What actually happened was that Russia had attacked Finland in 1939 and been fought to a draw, the Finns had ill-advisedly renewed the war when Germany attacked Russia, and had been forced to make peace in 1944, so that after the war Finland found herself in an almost hopeless position, politically and physically (as Stalin himself once said in an almost apologetic phrase, when bullying the Helsinki government, "I am not responsible for geography"). And by a mixture of patience, sensible accommodation, and, yes, appeasement "to settle strife", Finland protected her independence and political freedom for the next 40 years.
In spite of this, fear of Finlandistaion, or appeasemment, or domino effects, or another Munich underlay one folly after another in post-war Western policy. This is not to endorse the revisionist view that Stalin and his successors were benevolent pussy cats with no aggressive designs at all. It merely means that, as Taylor said of Chamberlain and Daladier, historians do a bad day's work when they write them off as stupid or cowards. "They were men confronted with real problems, doing their best in their circumstances of their time."
That was true also of the Western statesmen of the Cold War.
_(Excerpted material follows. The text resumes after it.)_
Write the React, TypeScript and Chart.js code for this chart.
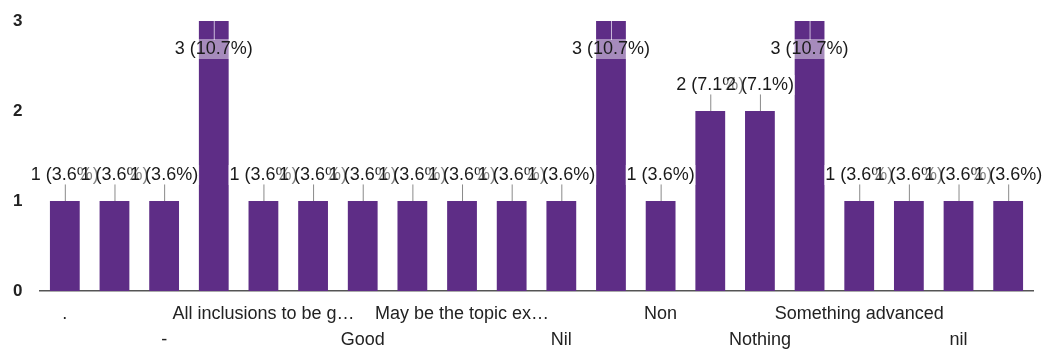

And they were, not always but often, at their best when they sought to bring peace and to settle strife. It is scarcely too much to say that after the advent of the intercontinental nuclear missile, all leaders of super-powers had to be appeasers. Kennedy is portrayed as a Churchillian warrior during the Cuban crisis of 1962. It would be truer to say he was following Chamberlain's lead when he pulled back from the brink and gave us peace for our time. It was certainly a better legacy than his refusal to appease over Vietnam.
Again, Nixon was surely a "Chamberlainite" when he went to Peking, and Reagan when he met Gorbachev to "settle strife".
The lessons of the closing century are often curious. But one of them is surely that appeasement is among the noblest words in the language.